→ Your instructions
Return, without pictures, the lines from the start of the data through the one that contains "import * as".

→ Data extract
((
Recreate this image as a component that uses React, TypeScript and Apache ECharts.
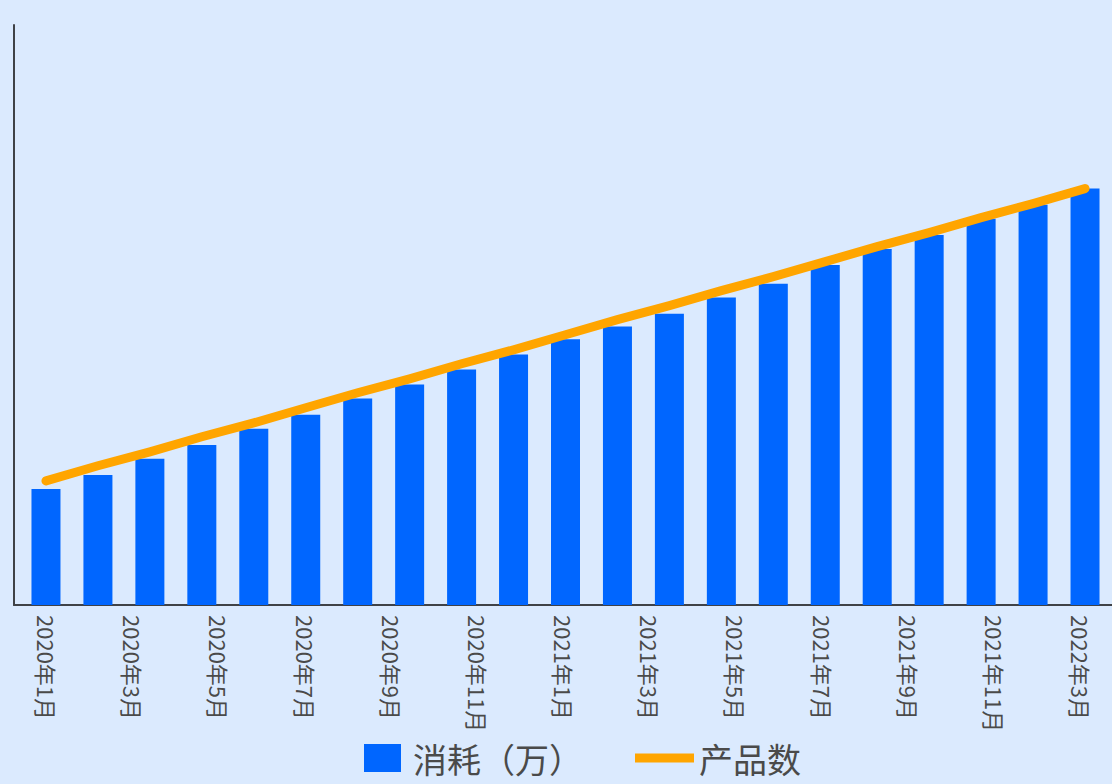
import React, { useEffect, useRef } from "react";
import * as echarts from "echarts";

// Monthly periods plotted as bars / line
const periods: string[] = [
  "2020年1月", "2020年2月", "2020年3月", "2020年4月", "2020年5月", "2020年6月", "2020年7月",
  "2020年8月", "2020年9月", "2020年10月", "2020年11月", "2020年12月", "2021年1月", "2021年2月",
  "2021年3月", "2021年4月", "2021年5月", "2021年6月", "2021年7月", "2021年8月", "2021年9月",
];

// Tick labels printed under the axis
const tickLabels: string[] = [
  "2020年1月", "2020年3月", "2020年5月", "2020年7月", "2020年9月", "2020年11月",
  "2021年1月", "2021年3月", "2021年5月", "2021年7月", "2021年9月", "2021年11月", "2022年3月",
];

// 消耗（万）
const consumption: number[] = [
  100, 112, 126, 138, 152, 164, 178, 190, 203, 216, 229,
  240, 251, 265, 277, 293, 307, 319, 333, 345, 359,
];

// 产品数
const productCount: number[] = [
  107, 120, 132, 145, 157, 170, 183, 195, 208, 220, 233,
  246, 258, 271, 283, 296, 309, 321, 334, 346, 359,
];

const BAR_NAME = "消耗（万）";
const LINE_NAME = "产品数";
const FONT = "'Noto Sans CJK SC', 'Noto Sans', sans-serif";
const AXIS_COLOR = "#3f4247";
const TEXT_COLOR = "#4a4a4a";

export default function App() {
  const ref = useRef<HTMLDivElement>(null);

  useEffect(() => {
    if (!ref.current) return;
    const chart = echarts.init(ref.current, undefined, { renderer: "svg" });

    const hiddenAxis = {
      show: true,
      axisLine: { show: false },
      axisTick: { show: false },
      axisLabel: { show: false },
      splitLine: { show: false },
    };

    const legendText = {
      fontSize: 34,
      lineHeight: 34,
      color: TEXT_COLOR,
      fontFamily: FONT,
    };

    chart.setOption({
      animation: false,
      backgroundColor: "#dbeafe",
      textStyle: { fontFamily: FONT },
      grid: [
        // frame with the two axis lines
        { left: 14, right: 0, top: 25, bottom: 179 },
        // bars and line
        { left: 20, right: 1, top: 25, bottom: 179 },
        // tick labels
        { left: 47, right: 31, top: 25, bottom: 179 },
      ],
      xAxis: [
        {
          gridIndex: 0,
          type: "value",
          min: 0,
          max: 1,
          axisLine: { show: true, onZero: false, lineStyle: { color: AXIS_COLOR, width: 2 } },
          axisTick: { show: false },
          axisLabel: { show: false },
          splitLine: { show: false },
        },
        {
          gridIndex: 1,
          type: "category",
          data: periods,
          boundaryGap: true,
          ...hiddenAxis,
        },
        {
          gridIndex: 2,
          type: "category",
          data: tickLabels,
          boundaryGap: false,
          axisLine: { show: false },
          axisTick: { show: false },
          splitLine: { show: false },
          axisLabel: {
            show: true,
            interval: 0,
            rotate: -90,
            margin: 10,
            fontSize: 22,
            color: TEXT_COLOR,
            fontFamily: FONT,
          },
        },
      ],
      yAxis: [
        {
          gridIndex: 0,
          type: "value",
          min: 0,
          max: 1,
          axisLine: { show: true, onZero: false, lineStyle: { color: AXIS_COLOR, width: 2 } },
          axisTick: { show: false },
          axisLabel: { show: false },
          splitLine: { show: false },
        },
        { gridIndex: 1, type: "value", min: 0, max: 500, ...hiddenAxis },
        { gridIndex: 2, type: "value", min: 0, max: 1, ...hiddenAxis },
      ],
      legend: [
        {
          data: [BAR_NAME],
          left: 364,
          top: 741,
          padding: 0,
          itemWidth: 37,
          itemHeight: 28,
          icon: "rect",
          textStyle: { ...legendText, padding: [0, 0, 0, 7] },
        },
        {
          data: [LINE_NAME],
          left: 635,
          top: 741,
          padding: 0,
          itemWidth: 59,
          itemHeight: 9,
          icon: "rect",
          textStyle: legendText,
        },
      ],
      series: [
        {
          name: BAR_NAME,
          type: "bar",
          xAxisIndex: 1,
          yAxisIndex: 1,
          data: consumption,
          barWidth: 29,
          itemStyle: { color: "#0066ff" },
        },
        {
          name: LINE_NAME,
          type: "line",
          xAxisIndex: 1,
          yAxisIndex: 1,
          data: productCount,
          symbol: "none",
          color: "#ffa500",
          itemStyle: { color: "#ffa500" },
          lineStyle: { color: "#ffa500", width: 9, cap: "round", join: "round" },
        },
      ],
    });

    return () => chart.dispose();
  }, []);

  return (
    <div
      ref={ref}
      style={{ position: "fixed", left: 0, top: 0, width: 1112, height: 784 }}
    />
  );
}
))
→ Result for this exercise
Recreate this image as a component that uses React, TypeScript and Apache ECharts.
import React, { useEffect, useRef } from "react";
import * as echarts from "echarts";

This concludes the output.